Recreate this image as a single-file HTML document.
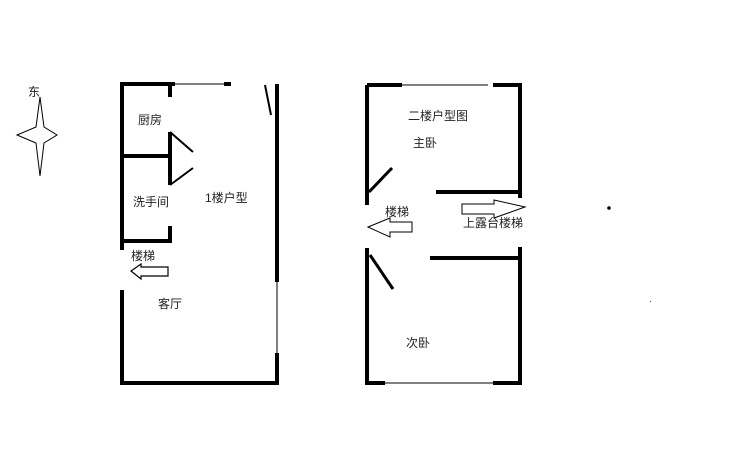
<!DOCTYPE html>
<html><head><meta charset="utf-8"><style>
body{margin:0;background:#fff;width:750px;height:469px;overflow:hidden}
svg text{font-family:"Liberation Sans","Noto Sans CJK SC",sans-serif;font-size:12px;fill:#222}
</style></head><body>
<svg width="750" height="469" viewBox="0 0 750 469">
<g stroke="#000" fill="none">
<!-- compass -->
<path d="M40 97 L44 127 L57 135 L44 143 L40 176 L36 143 L17 135 L36 127 Z" stroke-width="1"/>
<!-- left plan -->
<g stroke-width="4">
<path d="M122 84 H175 M122 82 V250 M122 290 V383 H277 M277 84 V282 M277 353 V385 M224 84 H231"/>
<path d="M170 84 V97 M120 156 H170 M122 241 H170 V226"/>
<path d="M170 132 V185"/>
</g>
<path d="M175 84 H224 M277 282 V353" stroke-width="1"/>
<path d="M170 132 L193 152 M170 185 L193 168 M265 85 L271 115" stroke-width="2"/>
<path d="M131 271 L141 264 V267 H168 V276 H141 V279 Z" stroke-width="1.2"/>
<!-- right plan -->
<g stroke-width="4">
<path d="M367 85 H402 M493 85 H520 V198 M436 192 H520 M367 85 V205 M367 248 V383 H385 M493 383 H520 V247 M430 258 H520"/>
</g>
<path d="M402 85 H488 M385 383 H493" stroke-width="1"/>
<path d="M369 192 L392 168 M370 255 L393 289" stroke-width="3"/>
<path d="M368 227 L390 218 V222 H412 V232 H390 V237 Z" stroke-width="1"/>
<path d="M462 204 H494 V200 L525 207 L494 218 V214 H462 Z" stroke-width="1"/>
</g>
<circle cx="609" cy="208" r="1.8" fill="#000"/>
<rect x="650" y="301" width="1" height="1" fill="#555"/>
<text x="28" y="96">东</text>
<text x="138" y="124">厨房</text>
<text x="133" y="206">洗手间</text>
<text x="205" y="202">1楼户型</text>
<text x="131" y="260">楼梯</text>
<text x="158" y="308">客厅</text>
<text x="408" y="120">二楼户型图</text>
<text x="413" y="147">主卧</text>
<text x="385" y="216">楼梯</text>
<text x="463" y="227">上露台楼梯</text>
<text x="406" y="347">次卧</text>
</svg>
</body></html>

________________________

### Required work
Every line of the data above should be quoted exactly. Omit the pictures.

### Written response
Recreate this image as a single-file HTML document.
<!DOCTYPE html>
<html><head><meta charset="utf-8"><style>
body{margin:0;background:#fff;width:750px;height:469px;overflow:hidden}
svg text{font-family:"Liberation Sans","Noto Sans CJK SC",sans-serif;font-size:12px;fill:#222}
</style></head><body>
<svg width="750" height="469" viewBox="0 0 750 469">
<g stroke="#000" fill="none">
<!-- compass -->
<path d="M40 97 L44 127 L57 135 L44 143 L40 176 L36 143 L17 135 L36 127 Z" stroke-width="1"/>
<!-- left plan -->
<g stroke-width="4">
<path d="M122 84 H175 M122 82 V250 M122 290 V383 H277 M277 84 V282 M277 353 V385 M224 84 H231"/>
<path d="M170 84 V97 M120 156 H170 M122 241 H170 V226"/>
<path d="M170 132 V185"/>
</g>
<path d="M175 84 H224 M277 282 V353" stroke-width="1"/>
<path d="M170 132 L193 152 M170 185 L193 168 M265 85 L271 115" stroke-width="2"/>
<path d="M131 271 L141 264 V267 H168 V276 H141 V279 Z" stroke-width="1.2"/>
<!-- right plan -->
<g stroke-width="4">
<path d="M367 85 H402 M493 85 H520 V198 M436 192 H520 M367 85 V205 M367 248 V383 H385 M493 383 H520 V247 M430 258 H520"/>
</g>
<path d="M402 85 H488 M385 383 H493" stroke-width="1"/>
<path d="M369 192 L392 168 M370 255 L393 289" stroke-width="3"/>
<path d="M368 227 L390 218 V222 H412 V232 H390 V237 Z" stroke-width="1"/>
<path d="M462 204 H494 V200 L525 207 L494 218 V214 H462 Z" stroke-width="1"/>
</g>
<circle cx="609" cy="208" r="1.8" fill="#000"/>
<rect x="650" y="301" width="1" height="1" fill="#555"/>
<text x="28" y="96">东</text>
<text x="138" y="124">厨房</text>
<text x="133" y="206">洗手间</text>
<text x="205" y="202">1楼户型</text>
<text x="131" y="260">楼梯</text>
<text x="158" y="308">客厅</text>
<text x="408" y="120">二楼户型图</text>
<text x="413" y="147">主卧</text>
<text x="385" y="216">楼梯</text>
<text x="463" y="227">上露台楼梯</text>
<text x="406" y="347">次卧</text>
</svg>
</body></html>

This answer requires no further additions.